While the Woodlawn Vase is presented to the winning connections during the post race formalities, the connections are presented with a 12 inch replica while the original is returned to its permanent residence.
When the horses for the Preakness are called to the post, the audience is invited to sing “Maryland, My Maryland”. Traditionally, the Baltimore Colts’ Marching Band led the song from the infield, although it is currently performed by the United States Naval Academy Glee Club.
Like the Kentucky Derby, the Preakness also has an official drink called, unsurprisingly, the Black-eyed Susan.
The Baltimore Sun’s Rob Kasper wrote “The traditional version, printed in the 1985 edition of The Junior League of Baltimore cookbook ‘Hunt to Harbor,’ called for vodka, rum and triple sec, mixed with orange and pineapple juices.

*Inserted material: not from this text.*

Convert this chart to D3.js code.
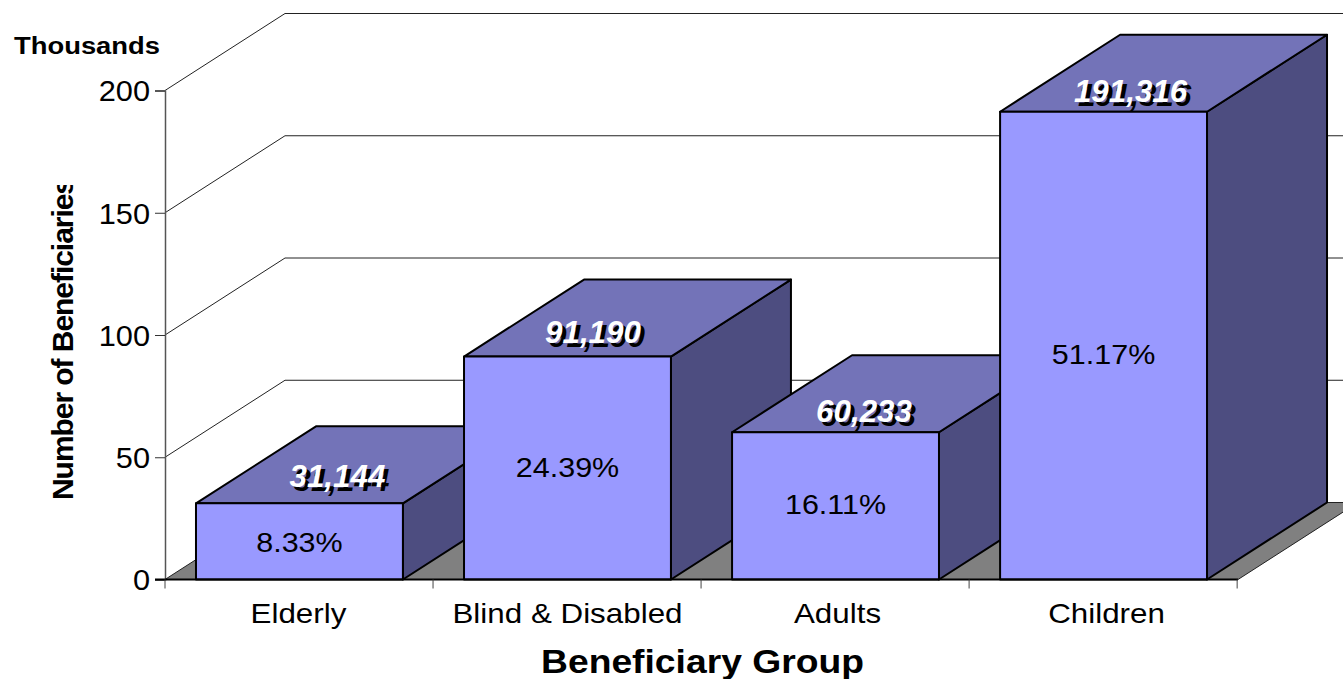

Later versions called for a shot of peach schnapps. Pineapple juice came and went as a favored mixer. Grapefruit juice had a short run. Orange juice has been a constant, but some recipes call for sizeable dose, and others suggest a simple ‘splash.’ ”
The current official Preakness recipe calls for vodka, bourbon, orange juice and sour mix, garnished with an orange and a cherry and if you would like to make your own, you can try the following recipe:-
- 2 ounces pineapple juice
- 1 ounce rye whiskey
- 1 ounce white rum
- 1 ounce orange juice
- 1/2 ounce freshly squeezed lemon juice
- 1/2 ounce rich simple syrup*
- 1 teaspoon orange liqueur
- 1/2 ounce black rum, to float
*To make rich simple syrup, combine two parts sugar and one part water in a pot. Set heat to medium-low and stir until sugar dissolves. Chill before using.
Add all ingredients except for black rum to a glass and stir to combine. Fill a Collins or other tall glass with crushed ice. Add the mixed drink to the glass with ice. Top with the float of black rum. Garnish as desired and serve with a straw.